** DATA EXTRACT **
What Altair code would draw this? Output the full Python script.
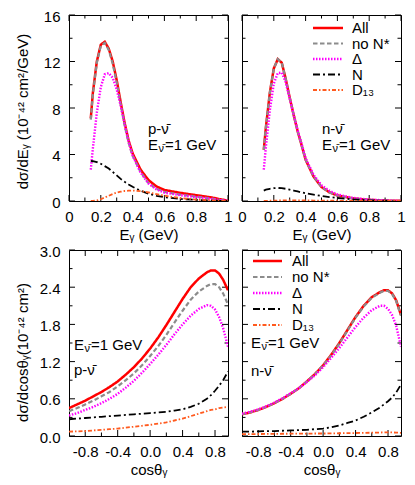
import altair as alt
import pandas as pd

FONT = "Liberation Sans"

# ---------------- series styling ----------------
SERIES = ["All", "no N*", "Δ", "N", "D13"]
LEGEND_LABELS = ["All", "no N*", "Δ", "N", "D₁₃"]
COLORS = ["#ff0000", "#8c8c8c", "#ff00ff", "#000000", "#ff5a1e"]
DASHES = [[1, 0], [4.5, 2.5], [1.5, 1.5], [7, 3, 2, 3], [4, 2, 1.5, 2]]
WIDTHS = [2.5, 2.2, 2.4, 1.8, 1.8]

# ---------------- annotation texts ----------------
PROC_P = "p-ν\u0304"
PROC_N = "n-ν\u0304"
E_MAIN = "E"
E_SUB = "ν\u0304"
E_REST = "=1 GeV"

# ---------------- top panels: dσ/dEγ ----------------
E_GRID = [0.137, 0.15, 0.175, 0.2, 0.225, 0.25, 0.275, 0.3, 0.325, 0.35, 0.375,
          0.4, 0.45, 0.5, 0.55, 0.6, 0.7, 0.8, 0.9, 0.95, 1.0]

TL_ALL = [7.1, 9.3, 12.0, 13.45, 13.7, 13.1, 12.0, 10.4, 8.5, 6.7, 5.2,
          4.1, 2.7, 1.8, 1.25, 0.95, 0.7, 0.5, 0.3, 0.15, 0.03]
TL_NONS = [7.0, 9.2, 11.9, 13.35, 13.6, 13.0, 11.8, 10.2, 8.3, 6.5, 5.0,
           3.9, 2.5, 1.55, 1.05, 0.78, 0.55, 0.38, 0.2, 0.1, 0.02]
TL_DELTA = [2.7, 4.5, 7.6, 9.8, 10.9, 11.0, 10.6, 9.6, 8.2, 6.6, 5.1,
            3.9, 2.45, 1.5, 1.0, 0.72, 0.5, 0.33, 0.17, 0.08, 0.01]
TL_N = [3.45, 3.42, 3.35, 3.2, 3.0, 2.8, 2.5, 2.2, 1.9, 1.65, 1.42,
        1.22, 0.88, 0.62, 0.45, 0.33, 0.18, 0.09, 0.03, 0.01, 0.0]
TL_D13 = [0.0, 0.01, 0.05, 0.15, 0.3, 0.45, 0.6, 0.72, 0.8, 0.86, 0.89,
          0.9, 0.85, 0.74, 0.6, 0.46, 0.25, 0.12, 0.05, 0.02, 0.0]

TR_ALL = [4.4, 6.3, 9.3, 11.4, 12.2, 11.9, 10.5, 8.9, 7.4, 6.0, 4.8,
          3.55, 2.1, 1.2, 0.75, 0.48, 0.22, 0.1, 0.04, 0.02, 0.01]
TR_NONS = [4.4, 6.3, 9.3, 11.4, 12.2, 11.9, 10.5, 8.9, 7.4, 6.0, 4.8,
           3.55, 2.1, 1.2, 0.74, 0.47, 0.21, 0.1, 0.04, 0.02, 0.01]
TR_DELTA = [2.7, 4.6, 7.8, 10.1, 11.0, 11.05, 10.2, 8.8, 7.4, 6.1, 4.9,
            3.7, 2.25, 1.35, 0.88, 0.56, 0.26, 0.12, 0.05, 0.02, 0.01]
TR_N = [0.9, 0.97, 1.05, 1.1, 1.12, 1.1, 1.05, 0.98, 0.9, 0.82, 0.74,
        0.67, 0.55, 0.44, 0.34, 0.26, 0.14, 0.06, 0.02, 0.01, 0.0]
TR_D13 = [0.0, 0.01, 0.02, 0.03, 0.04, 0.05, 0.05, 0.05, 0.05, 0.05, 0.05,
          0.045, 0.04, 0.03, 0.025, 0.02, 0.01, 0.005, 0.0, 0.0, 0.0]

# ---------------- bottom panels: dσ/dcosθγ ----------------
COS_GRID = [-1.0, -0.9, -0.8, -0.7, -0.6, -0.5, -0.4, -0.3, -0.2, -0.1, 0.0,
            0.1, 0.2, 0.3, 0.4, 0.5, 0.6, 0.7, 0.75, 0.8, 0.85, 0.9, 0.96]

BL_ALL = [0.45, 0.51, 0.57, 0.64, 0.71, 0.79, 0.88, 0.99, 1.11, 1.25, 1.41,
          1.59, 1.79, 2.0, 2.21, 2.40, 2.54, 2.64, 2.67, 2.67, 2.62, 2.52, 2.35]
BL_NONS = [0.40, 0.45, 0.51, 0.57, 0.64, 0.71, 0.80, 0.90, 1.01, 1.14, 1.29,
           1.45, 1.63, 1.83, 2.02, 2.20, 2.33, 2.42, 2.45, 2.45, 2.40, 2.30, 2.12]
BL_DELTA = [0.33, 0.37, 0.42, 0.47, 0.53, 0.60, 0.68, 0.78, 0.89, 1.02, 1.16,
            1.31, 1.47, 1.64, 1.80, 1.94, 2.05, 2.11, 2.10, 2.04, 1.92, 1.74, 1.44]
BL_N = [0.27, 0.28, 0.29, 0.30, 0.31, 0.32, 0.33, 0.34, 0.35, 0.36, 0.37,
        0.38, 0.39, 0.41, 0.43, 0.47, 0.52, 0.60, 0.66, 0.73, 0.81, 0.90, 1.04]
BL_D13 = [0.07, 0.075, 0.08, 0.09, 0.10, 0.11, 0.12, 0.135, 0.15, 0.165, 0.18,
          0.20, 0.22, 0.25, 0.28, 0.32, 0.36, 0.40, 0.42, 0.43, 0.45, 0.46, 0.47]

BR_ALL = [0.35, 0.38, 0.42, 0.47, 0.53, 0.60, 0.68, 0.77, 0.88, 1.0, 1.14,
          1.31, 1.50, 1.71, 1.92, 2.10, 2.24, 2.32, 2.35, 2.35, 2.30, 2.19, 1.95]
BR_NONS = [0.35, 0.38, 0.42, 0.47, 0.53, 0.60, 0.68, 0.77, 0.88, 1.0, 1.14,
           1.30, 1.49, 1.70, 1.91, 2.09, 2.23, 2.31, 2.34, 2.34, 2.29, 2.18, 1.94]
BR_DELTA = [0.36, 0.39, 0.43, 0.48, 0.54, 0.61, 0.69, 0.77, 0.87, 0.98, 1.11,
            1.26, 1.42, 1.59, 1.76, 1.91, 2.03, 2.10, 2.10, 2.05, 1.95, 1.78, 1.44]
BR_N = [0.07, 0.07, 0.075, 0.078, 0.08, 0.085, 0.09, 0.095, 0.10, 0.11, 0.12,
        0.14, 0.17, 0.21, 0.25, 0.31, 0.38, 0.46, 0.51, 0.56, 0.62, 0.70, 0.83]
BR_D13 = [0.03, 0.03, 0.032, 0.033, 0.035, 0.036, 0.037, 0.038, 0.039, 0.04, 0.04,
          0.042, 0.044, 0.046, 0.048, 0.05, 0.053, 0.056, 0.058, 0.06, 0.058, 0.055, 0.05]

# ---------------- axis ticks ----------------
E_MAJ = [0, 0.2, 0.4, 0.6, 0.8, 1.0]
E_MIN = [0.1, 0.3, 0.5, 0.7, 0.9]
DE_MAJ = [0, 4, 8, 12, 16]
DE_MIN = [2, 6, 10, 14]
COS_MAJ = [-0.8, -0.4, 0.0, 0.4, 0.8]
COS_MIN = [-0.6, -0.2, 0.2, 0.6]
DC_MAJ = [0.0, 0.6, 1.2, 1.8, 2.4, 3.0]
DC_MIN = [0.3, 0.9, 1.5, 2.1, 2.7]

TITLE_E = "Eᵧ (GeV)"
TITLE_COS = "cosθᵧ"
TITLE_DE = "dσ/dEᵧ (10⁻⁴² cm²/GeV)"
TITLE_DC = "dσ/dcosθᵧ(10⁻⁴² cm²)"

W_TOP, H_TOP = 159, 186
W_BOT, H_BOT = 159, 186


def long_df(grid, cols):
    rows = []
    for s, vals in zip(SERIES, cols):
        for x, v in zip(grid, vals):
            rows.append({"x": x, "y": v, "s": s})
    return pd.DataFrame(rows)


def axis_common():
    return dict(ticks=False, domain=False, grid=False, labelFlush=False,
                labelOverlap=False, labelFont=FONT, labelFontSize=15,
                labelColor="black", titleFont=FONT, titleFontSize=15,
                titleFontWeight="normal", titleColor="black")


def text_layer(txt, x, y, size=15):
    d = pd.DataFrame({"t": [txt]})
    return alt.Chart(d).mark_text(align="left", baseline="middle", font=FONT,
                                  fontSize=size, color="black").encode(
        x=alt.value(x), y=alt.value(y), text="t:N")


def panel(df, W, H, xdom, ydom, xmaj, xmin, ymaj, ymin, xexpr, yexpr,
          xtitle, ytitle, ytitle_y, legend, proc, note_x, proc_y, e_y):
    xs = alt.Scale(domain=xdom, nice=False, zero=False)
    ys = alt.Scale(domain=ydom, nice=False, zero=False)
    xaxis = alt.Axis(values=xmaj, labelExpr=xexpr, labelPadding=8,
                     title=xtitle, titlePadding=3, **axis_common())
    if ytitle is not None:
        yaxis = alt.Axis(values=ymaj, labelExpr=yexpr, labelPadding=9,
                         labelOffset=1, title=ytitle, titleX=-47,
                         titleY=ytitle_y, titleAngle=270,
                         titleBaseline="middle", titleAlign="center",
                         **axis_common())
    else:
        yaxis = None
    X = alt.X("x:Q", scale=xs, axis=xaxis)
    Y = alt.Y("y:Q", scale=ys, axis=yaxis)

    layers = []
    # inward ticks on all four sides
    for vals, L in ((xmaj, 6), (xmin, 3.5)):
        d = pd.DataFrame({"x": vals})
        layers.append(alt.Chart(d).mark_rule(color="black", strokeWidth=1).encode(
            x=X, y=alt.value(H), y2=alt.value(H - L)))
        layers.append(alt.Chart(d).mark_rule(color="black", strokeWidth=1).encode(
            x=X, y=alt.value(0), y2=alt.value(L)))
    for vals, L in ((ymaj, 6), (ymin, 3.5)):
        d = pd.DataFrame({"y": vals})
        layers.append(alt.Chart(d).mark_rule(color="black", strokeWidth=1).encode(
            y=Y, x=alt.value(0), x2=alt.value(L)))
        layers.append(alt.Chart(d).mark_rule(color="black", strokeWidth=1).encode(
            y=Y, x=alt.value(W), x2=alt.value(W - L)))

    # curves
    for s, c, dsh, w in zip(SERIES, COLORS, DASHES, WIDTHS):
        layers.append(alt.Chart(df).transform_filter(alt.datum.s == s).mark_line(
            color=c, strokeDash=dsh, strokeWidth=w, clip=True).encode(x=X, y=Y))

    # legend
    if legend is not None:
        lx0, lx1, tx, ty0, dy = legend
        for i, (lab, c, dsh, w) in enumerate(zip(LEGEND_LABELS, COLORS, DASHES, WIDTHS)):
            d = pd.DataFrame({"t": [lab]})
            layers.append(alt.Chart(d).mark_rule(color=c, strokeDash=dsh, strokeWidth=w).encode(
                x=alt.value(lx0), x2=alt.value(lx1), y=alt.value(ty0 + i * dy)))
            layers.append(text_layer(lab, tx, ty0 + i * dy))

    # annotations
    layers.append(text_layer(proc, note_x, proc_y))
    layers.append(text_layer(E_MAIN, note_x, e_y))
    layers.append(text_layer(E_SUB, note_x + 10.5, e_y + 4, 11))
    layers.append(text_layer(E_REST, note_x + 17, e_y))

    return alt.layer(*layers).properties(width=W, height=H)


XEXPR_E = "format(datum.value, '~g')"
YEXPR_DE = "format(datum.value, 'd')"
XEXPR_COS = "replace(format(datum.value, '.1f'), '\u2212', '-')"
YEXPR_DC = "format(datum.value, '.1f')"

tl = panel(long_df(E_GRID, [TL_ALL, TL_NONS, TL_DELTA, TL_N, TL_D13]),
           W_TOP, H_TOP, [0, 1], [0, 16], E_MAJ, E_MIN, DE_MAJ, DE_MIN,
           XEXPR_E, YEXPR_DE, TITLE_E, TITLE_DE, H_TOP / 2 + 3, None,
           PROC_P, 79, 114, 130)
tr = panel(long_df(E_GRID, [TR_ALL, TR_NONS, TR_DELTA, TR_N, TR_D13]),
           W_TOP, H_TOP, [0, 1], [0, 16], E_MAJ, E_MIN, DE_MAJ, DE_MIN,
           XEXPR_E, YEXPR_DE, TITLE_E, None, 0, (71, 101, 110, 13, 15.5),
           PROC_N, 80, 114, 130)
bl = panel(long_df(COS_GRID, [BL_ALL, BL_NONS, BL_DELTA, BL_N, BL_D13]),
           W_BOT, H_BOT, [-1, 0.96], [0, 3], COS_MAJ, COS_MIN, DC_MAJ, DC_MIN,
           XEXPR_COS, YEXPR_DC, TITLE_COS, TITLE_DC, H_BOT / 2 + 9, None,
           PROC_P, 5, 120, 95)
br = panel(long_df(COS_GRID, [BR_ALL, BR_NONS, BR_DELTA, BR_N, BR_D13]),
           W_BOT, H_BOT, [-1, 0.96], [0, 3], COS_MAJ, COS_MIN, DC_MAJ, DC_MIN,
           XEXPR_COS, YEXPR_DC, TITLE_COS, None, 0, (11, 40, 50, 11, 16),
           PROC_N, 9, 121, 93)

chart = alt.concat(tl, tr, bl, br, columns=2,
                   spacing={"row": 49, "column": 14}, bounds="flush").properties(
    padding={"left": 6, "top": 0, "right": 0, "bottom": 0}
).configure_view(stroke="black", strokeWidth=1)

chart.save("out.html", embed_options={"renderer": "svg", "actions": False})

** WHAT THE TASK ASKS **
Quote, please, every line of the material above from its start through the line that has "0.045, 0.04, 0.03, 0.025, 0.02, 0.01, 0.005, 0.0, 0.0, 0.0]", reproducing the words exactly and dropping any images.

** SOLUTION TO THIS PROBLEM **
What Altair code would draw this? Output the full Python script.
import altair as alt
import pandas as pd

FONT = "Liberation Sans"

# ---------------- series styling ----------------
SERIES = ["All", "no N*", "Δ", "N", "D13"]
LEGEND_LABELS = ["All", "no N*", "Δ", "N", "D₁₃"]
COLORS = ["#ff0000", "#8c8c8c", "#ff00ff", "#000000", "#ff5a1e"]
DASHES = [[1, 0], [4.5, 2.5], [1.5, 1.5], [7, 3, 2, 3], [4, 2, 1.5, 2]]
WIDTHS = [2.5, 2.2, 2.4, 1.8, 1.8]

# ---------------- annotation texts ----------------
PROC_P = "p-ν\u0304"
PROC_N = "n-ν\u0304"
E_MAIN = "E"
E_SUB = "ν\u0304"
E_REST = "=1 GeV"

# ---------------- top panels: dσ/dEγ ----------------
E_GRID = [0.137, 0.15, 0.175, 0.2, 0.225, 0.25, 0.275, 0.3, 0.325, 0.35, 0.375,
          0.4, 0.45, 0.5, 0.55, 0.6, 0.7, 0.8, 0.9, 0.95, 1.0]

TL_ALL = [7.1, 9.3, 12.0, 13.45, 13.7, 13.1, 12.0, 10.4, 8.5, 6.7, 5.2,
          4.1, 2.7, 1.8, 1.25, 0.95, 0.7, 0.5, 0.3, 0.15, 0.03]
TL_NONS = [7.0, 9.2, 11.9, 13.35, 13.6, 13.0, 11.8, 10.2, 8.3, 6.5, 5.0,
           3.9, 2.5, 1.55, 1.05, 0.78, 0.55, 0.38, 0.2, 0.1, 0.02]
TL_DELTA = [2.7, 4.5, 7.6, 9.8, 10.9, 11.0, 10.6, 9.6, 8.2, 6.6, 5.1,
            3.9, 2.45, 1.5, 1.0, 0.72, 0.5, 0.33, 0.17, 0.08, 0.01]
TL_N = [3.45, 3.42, 3.35, 3.2, 3.0, 2.8, 2.5, 2.2, 1.9, 1.65, 1.42,
        1.22, 0.88, 0.62, 0.45, 0.33, 0.18, 0.09, 0.03, 0.01, 0.0]
TL_D13 = [0.0, 0.01, 0.05, 0.15, 0.3, 0.45, 0.6, 0.72, 0.8, 0.86, 0.89,
          0.9, 0.85, 0.74, 0.6, 0.46, 0.25, 0.12, 0.05, 0.02, 0.0]

TR_ALL = [4.4, 6.3, 9.3, 11.4, 12.2, 11.9, 10.5, 8.9, 7.4, 6.0, 4.8,
          3.55, 2.1, 1.2, 0.75, 0.48, 0.22, 0.1, 0.04, 0.02, 0.01]
TR_NONS = [4.4, 6.3, 9.3, 11.4, 12.2, 11.9, 10.5, 8.9, 7.4, 6.0, 4.8,
           3.55, 2.1, 1.2, 0.74, 0.47, 0.21, 0.1, 0.04, 0.02, 0.01]
TR_DELTA = [2.7, 4.6, 7.8, 10.1, 11.0, 11.05, 10.2, 8.8, 7.4, 6.1, 4.9,
            3.7, 2.25, 1.35, 0.88, 0.56, 0.26, 0.12, 0.05, 0.02, 0.01]
TR_N = [0.9, 0.97, 1.05, 1.1, 1.12, 1.1, 1.05, 0.98, 0.9, 0.82, 0.74,
        0.67, 0.55, 0.44, 0.34, 0.26, 0.14, 0.06, 0.02, 0.01, 0.0]
TR_D13 = [0.0, 0.01, 0.02, 0.03, 0.04, 0.05, 0.05, 0.05, 0.05, 0.05, 0.05,
          0.045, 0.04, 0.03, 0.025, 0.02, 0.01, 0.005, 0.0, 0.0, 0.0]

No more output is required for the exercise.